# Prompt
Exact reproduction of the data is required, with images excluded.
— Begin Source data —
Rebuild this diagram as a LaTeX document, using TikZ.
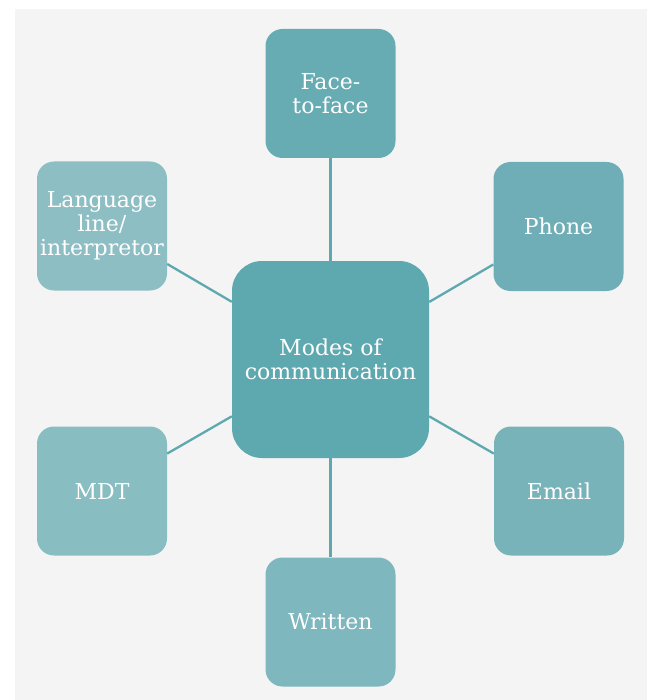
\documentclass[tikz,border=0pt]{standalone}
\usepackage{fontspec}
\setmainfont{DejaVu Serif}
\definecolor{bggray}{HTML}{F4F4F4}
\definecolor{ccenter}{HTML}{5EA8AF}
\definecolor{cface}{HTML}{67ACB3}
\definecolor{cphone}{HTML}{6FAEB6}
\definecolor{clang}{HTML}{8DBEC4}
\definecolor{cmdt}{HTML}{88BDC1}
\definecolor{cemail}{HTML}{77B3B9}
\definecolor{cwritten}{HTML}{7EB7BD}
\definecolor{cline}{HTML}{5EA8AF}
\tikzset{
  modebox/.style={rounded corners=17pt, minimum width=130pt, minimum height=129pt,
    inner sep=0pt, text=white, align=center, font=\fontsize{22}{24}\selectfont},
  centerbox/.style={rounded corners=30pt, minimum width=197pt, minimum height=197pt,
    inner sep=0pt, text=white, align=center, font=\fontsize{22}{24}\selectfont, fill=ccenter},
  link/.style={draw=cline, line width=2.3pt}
}
\begin{document}
\begin{tikzpicture}[x=1pt,y=-1pt]
\useasboundingbox (0,0) rectangle (652,700);
\fill[white] (0,0) rectangle (652,700);
\fill[bggray] (15,9) rectangle (647,700);
\node[centerbox] (c) at (330.5,359.5) {Modes of\\communication};
\node[modebox, fill=cface] (face) at (330.5,93.5) {Face-\\to-face};
\node[modebox, fill=clang] (lang) at (102,226) {Language\\line/\\interpretor};
\node[modebox, fill=cphone] (phone) at (558.5,226.5) {Phone};
\node[modebox, fill=cmdt] (mdt) at (102,491) {MDT};
\node[modebox, fill=cemail] (email) at (559,491) {Email};
\node[modebox, fill=cwritten] (written) at (330.5,622) {Written};
\draw[link] (c) -- (face);
\draw[link] (c) -- (lang);
\draw[link] (c) -- (phone);
\draw[link] (c) -- (mdt);
\draw[link] (c) -- (email);
\draw[link] (c) -- (written);
\end{tikzpicture}
\end{document}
— End Source data —
# Task output
Rebuild this diagram as a LaTeX document, using TikZ.
\documentclass[tikz,border=0pt]{standalone}
\usepackage{fontspec}
\setmainfont{DejaVu Serif}
\definecolor{bggray}{HTML}{F4F4F4}
\definecolor{ccenter}{HTML}{5EA8AF}
\definecolor{cface}{HTML}{67ACB3}
\definecolor{cphone}{HTML}{6FAEB6}
\definecolor{clang}{HTML}{8DBEC4}
\definecolor{cmdt}{HTML}{88BDC1}
\definecolor{cemail}{HTML}{77B3B9}
\definecolor{cwritten}{HTML}{7EB7BD}
\definecolor{cline}{HTML}{5EA8AF}
\tikzset{
  modebox/.style={rounded corners=17pt, minimum width=130pt, minimum height=129pt,
    inner sep=0pt, text=white, align=center, font=\fontsize{22}{24}\selectfont},
  centerbox/.style={rounded corners=30pt, minimum width=197pt, minimum height=197pt,
    inner sep=0pt, text=white, align=center, font=\fontsize{22}{24}\selectfont, fill=ccenter},
  link/.style={draw=cline, line width=2.3pt}
}
\begin{document}
\begin{tikzpicture}[x=1pt,y=-1pt]
\useasboundingbox (0,0) rectangle (652,700);
\fill[white] (0,0) rectangle (652,700);
\fill[bggray] (15,9) rectangle (647,700);
\node[centerbox] (c) at (330.5,359.5) {Modes of\\communication};
\node[modebox, fill=cface] (face) at (330.5,93.5) {Face-\\to-face};
\node[modebox, fill=clang] (lang) at (102,226) {Language\\line/\\interpretor};
\node[modebox, fill=cphone] (phone) at (558.5,226.5) {Phone};
\node[modebox, fill=cmdt] (mdt) at (102,491) {MDT};
\node[modebox, fill=cemail] (email) at (559,491) {Email};
\node[modebox, fill=cwritten] (written) at (330.5,622) {Written};
\draw[link] (c) -- (face);
\draw[link] (c) -- (lang);
\draw[link] (c) -- (phone);
\draw[link] (c) -- (mdt);
\draw[link] (c) -- (email);
\draw[link] (c) -- (written);
\end{tikzpicture}
\end{document}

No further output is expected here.